With a population of roughly 10 million, one of the youngest in the Western world, Israel benefits from a large and expanding labor force. Its $580 billion nominal GDP and $58,000 GDP per capita reflect how far the country has come. The past two years have reaffirmed the strength of the tech sector, with approximately $12 billion in investments flowing into Israeli hi-tech companies.

Yet the productivity gap is unmistakable. Productivity in the tech sector is high and improving, while productivity in most other sectors – construction, transportation, services, commerce, and traditional manufacturing – remains significantly lower. This imbalance pulls down national output and limits long-term growth.

The capital market tells a different story. Strong management in banking, insurance, and retail, combined with relatively attractive valuations, helped propel the Tel Aviv Stock Exchange (TASE) ahead of leading US indices. Capital inflows reflect global confidence, but financial strength cannot compensate for physical weaknesses indefinitely.

Signals for the future

Israel’s interest-rate environment is complex. With real interest rates estimated at around 2%, the economy is structurally positioned for future rate reductions in the coming years. Such moves could bolster long-term bonds, ease household burdens, and help revive investment momentum.

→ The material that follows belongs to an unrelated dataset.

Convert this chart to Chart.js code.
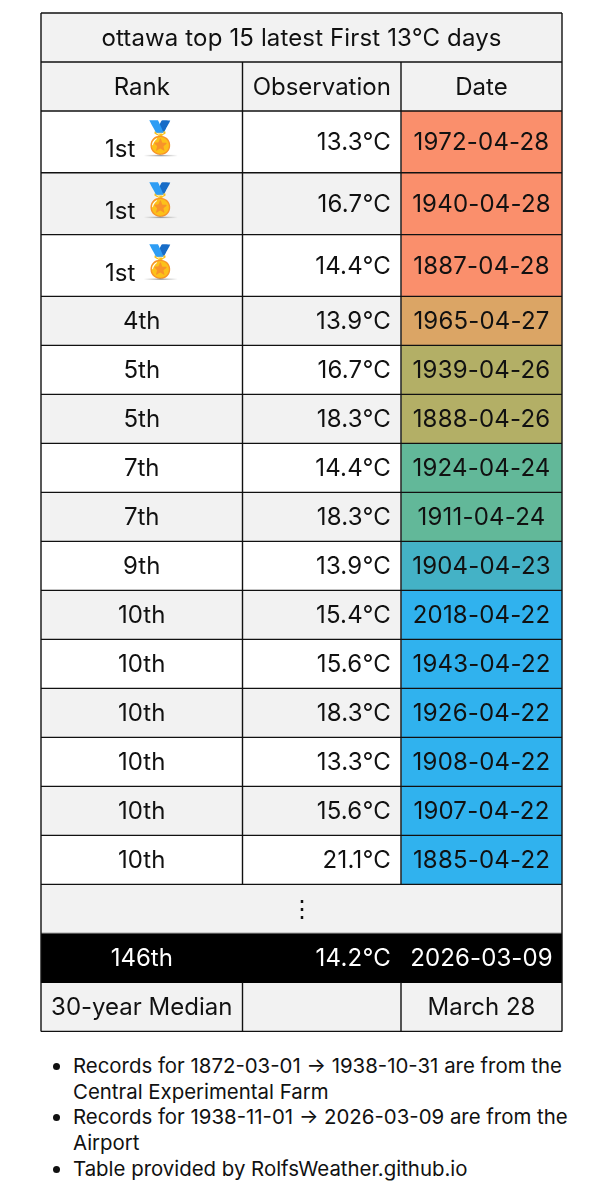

The shekel’s stability, even under wartime pressure, underscores the depth and resilience of Israel’s economic structure. Its strength is tied to the tech sector’s global reach, consistent foreign-currency inflows, and robust export activity. All this highlights the central contradiction: The financial economy is thriving, while the physical economy lags.

Not by technology alone 

The tech sector employs only 10 to 15% of Israel’s workforce. To double its GDP, Israel must raise productivity in the broader economy: construction, transportation, energy, industry, logistics, and the public sector.

Infrastructure represents the most binding constraint. Major transportation and energy projects can take a decade or longer to complete. Building permits often take years. Productivity in the construction sector lags far behind Western benchmarks, and delays in national infrastructure projects impose heavy costs, as much as 0.1% of GDP for every month of delay in major projects.

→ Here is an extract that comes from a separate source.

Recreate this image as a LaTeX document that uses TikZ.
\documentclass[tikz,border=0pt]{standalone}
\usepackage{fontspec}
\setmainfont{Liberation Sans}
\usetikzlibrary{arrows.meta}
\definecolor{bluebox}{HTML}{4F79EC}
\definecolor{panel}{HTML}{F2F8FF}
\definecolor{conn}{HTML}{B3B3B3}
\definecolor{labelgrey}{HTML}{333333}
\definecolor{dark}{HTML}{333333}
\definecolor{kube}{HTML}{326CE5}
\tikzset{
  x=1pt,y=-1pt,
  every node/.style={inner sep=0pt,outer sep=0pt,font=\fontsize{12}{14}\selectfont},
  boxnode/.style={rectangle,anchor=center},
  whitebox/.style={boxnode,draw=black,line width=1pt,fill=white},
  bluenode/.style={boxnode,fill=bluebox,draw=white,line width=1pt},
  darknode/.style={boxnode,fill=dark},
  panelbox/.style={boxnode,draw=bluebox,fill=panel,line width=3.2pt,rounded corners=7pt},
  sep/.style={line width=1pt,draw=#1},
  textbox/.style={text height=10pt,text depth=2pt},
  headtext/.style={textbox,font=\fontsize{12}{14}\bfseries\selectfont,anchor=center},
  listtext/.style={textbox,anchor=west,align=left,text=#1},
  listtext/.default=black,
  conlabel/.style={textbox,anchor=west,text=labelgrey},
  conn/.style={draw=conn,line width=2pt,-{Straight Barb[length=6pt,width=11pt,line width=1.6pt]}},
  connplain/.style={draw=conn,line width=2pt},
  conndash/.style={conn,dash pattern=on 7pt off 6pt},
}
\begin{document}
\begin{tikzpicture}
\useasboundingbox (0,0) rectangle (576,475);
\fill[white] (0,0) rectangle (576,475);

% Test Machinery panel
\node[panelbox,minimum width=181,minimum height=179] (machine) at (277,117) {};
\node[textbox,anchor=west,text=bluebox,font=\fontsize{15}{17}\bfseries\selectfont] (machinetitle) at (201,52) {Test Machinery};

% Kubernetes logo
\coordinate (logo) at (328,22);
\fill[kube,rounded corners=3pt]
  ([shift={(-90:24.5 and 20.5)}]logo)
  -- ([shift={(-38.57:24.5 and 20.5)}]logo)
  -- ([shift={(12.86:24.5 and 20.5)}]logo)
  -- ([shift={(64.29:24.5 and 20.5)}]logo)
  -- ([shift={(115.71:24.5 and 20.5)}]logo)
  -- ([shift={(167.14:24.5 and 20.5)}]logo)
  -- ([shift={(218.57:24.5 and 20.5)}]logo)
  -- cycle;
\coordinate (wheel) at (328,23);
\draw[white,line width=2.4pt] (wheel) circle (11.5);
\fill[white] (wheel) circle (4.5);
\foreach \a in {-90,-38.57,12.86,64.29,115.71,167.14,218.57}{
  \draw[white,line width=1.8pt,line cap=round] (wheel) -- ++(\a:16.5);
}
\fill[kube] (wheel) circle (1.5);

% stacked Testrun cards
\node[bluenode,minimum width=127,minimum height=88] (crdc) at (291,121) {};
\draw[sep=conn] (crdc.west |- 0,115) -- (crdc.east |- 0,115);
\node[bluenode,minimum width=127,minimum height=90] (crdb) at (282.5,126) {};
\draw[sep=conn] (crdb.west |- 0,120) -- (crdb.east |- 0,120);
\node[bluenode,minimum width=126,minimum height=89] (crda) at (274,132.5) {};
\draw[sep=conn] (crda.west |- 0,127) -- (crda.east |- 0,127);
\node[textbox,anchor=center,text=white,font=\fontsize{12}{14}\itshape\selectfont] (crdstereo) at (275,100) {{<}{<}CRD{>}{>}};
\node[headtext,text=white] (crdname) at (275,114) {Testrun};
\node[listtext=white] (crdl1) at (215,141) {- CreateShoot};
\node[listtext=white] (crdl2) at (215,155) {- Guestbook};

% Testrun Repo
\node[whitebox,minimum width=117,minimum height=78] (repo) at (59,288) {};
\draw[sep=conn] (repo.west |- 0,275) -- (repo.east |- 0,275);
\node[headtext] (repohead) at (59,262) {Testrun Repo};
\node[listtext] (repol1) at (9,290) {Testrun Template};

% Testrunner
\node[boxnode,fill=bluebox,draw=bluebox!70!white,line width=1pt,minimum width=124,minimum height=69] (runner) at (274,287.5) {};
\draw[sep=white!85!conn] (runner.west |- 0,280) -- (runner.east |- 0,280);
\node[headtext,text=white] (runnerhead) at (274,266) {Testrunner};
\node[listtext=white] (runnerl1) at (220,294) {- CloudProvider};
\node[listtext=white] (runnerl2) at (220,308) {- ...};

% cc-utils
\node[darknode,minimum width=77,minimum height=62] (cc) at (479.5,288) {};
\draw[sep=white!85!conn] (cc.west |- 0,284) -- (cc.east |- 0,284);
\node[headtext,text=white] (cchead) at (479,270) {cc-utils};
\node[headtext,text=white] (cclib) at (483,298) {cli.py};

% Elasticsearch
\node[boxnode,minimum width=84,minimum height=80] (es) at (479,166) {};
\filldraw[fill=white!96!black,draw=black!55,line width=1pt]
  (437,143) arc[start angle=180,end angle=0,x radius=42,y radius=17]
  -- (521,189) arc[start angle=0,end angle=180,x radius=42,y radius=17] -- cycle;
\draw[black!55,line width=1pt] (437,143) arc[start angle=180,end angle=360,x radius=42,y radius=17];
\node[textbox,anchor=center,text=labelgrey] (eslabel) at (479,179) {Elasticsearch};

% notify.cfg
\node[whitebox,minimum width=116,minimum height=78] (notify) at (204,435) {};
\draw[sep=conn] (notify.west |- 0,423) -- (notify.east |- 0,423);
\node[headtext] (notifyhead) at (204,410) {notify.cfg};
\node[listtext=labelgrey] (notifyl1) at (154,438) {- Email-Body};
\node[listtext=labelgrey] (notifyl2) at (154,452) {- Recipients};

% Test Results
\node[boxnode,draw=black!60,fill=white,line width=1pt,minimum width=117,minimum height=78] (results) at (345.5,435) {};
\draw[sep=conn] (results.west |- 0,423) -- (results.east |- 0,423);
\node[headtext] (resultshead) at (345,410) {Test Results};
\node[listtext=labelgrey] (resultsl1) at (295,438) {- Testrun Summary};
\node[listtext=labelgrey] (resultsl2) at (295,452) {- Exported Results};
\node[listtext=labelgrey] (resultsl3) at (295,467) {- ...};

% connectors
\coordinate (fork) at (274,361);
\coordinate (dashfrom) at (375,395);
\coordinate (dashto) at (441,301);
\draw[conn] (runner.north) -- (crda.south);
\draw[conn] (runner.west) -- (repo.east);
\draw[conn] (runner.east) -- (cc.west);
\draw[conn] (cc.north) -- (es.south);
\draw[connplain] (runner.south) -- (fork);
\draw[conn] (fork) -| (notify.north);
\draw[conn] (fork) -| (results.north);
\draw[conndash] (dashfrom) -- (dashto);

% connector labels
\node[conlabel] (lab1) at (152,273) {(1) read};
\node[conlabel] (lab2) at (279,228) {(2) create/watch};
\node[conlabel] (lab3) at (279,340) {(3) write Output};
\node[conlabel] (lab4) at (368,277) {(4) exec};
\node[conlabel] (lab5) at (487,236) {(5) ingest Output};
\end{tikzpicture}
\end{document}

Demographic growth, one of Israel’s greatest advantages, also comes with risks. A young population drives economic expansion only when paired with high-quality education, training, and access to productive jobs. Without this, the demographic dividend can quickly become an economic burden.

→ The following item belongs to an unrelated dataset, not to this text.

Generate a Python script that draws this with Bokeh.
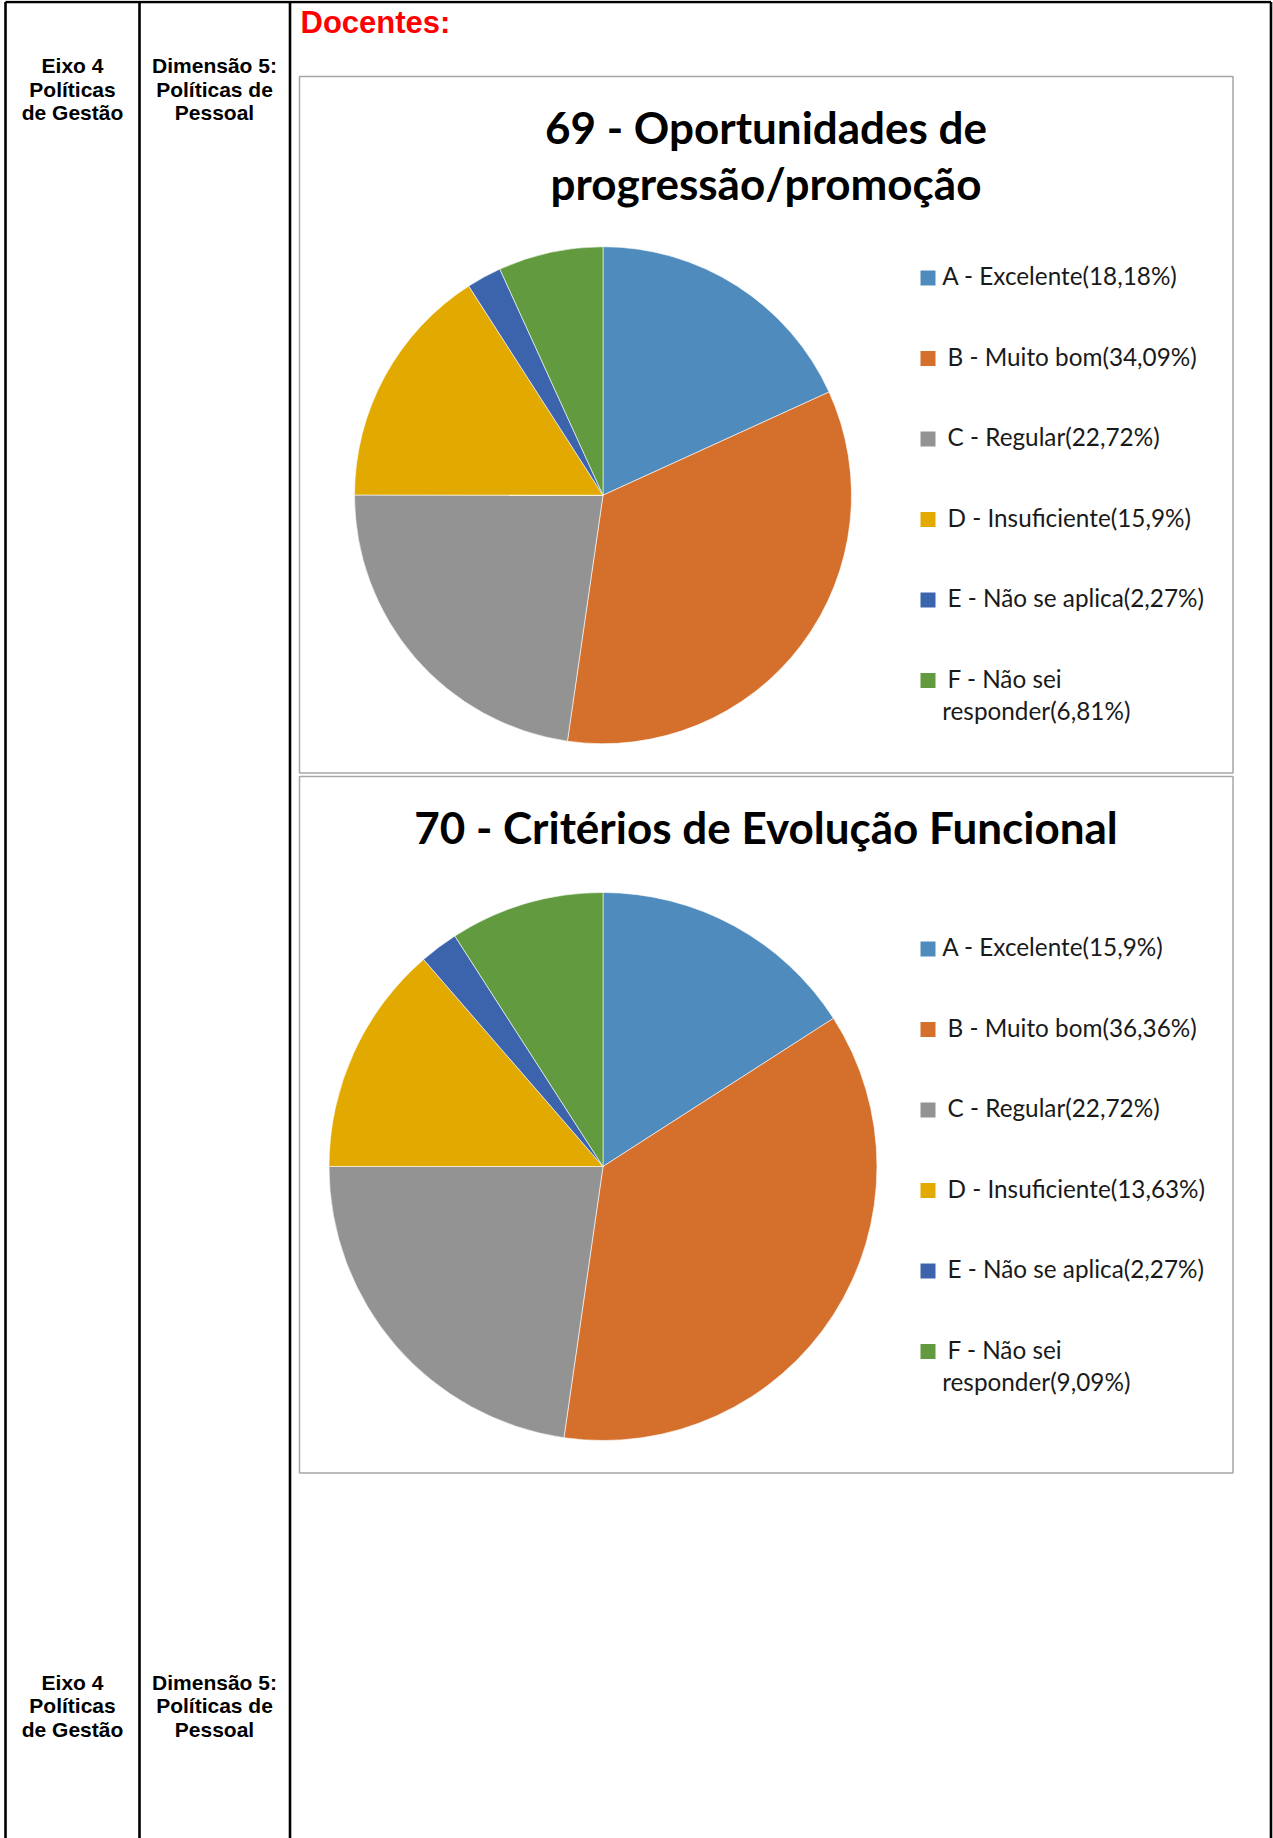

Adding to these structural challenges are the rising costs of defense, reconstruction, and compensation – resources diverted from long-term growth investments. Without a real shift in national priorities, Israel risks moving forward while dragging increasing structural weight.

The necessary shift

To reach $1 trillion, Israel must fundamentally change how it governs its economy. A model focused on managing a budget and distributing transfer payments cannot fuel the next stage of growth. Israel must become a state that invests directly and aggressively in physical infrastructure, human capital, energy, and technology.

This means shifting resources toward advanced transportation systems and rail; a modernized energy infrastructure; solar and natural-gas expansion; digital governance and unified permit allocation; and urban planning that supports density and productivity.

Regulation must shift from being a barrier to becoming a national asset.

Energy is now a strategic bottleneck. Data centers, AI infrastructure, and semiconductor fabrication demand massive increases in electricity capacity. Israel will need to expand gas production, scale up solar output significantly, and evaluate micro-nuclear technologies to ensure long-term energy security.

Regionally, Israel must continue deepening its economic ties with the Gulf states, Greece, Cyprus, and India. Integration with these blocs can strengthen supply chains, open markets, and anchor Israel as a technological and financial hub in the Eastern Mediterranean

A critical decision 

Israel is at a historic crossroads. It has strong companies, a resilient currency, a sophisticated capital market, and deep integration with global technology. Yet it also has aging infrastructure, heavy bureaucracy, rising security costs, demographic complexity, and weak execution capacity. 

The $1 trillion target is realistic, but only if Israel transforms into an economy driven by execution, investment, and long-term planning. The question is not whether Israel can reach the milestone – it clearly can –but whether it will choose the structural reforms necessary to get there.

If it builds, invests, and modernizes, Israel will not only reach $1 trillion, it will exceed it. If it does not, it risks remaining a high-potential economy constrained by the very systems meant to support it.

The writer, an IDF major (res.) is a serial entrepreneur, venture capital investor, and host of The Owl (Ha-Yanshuf) podcast.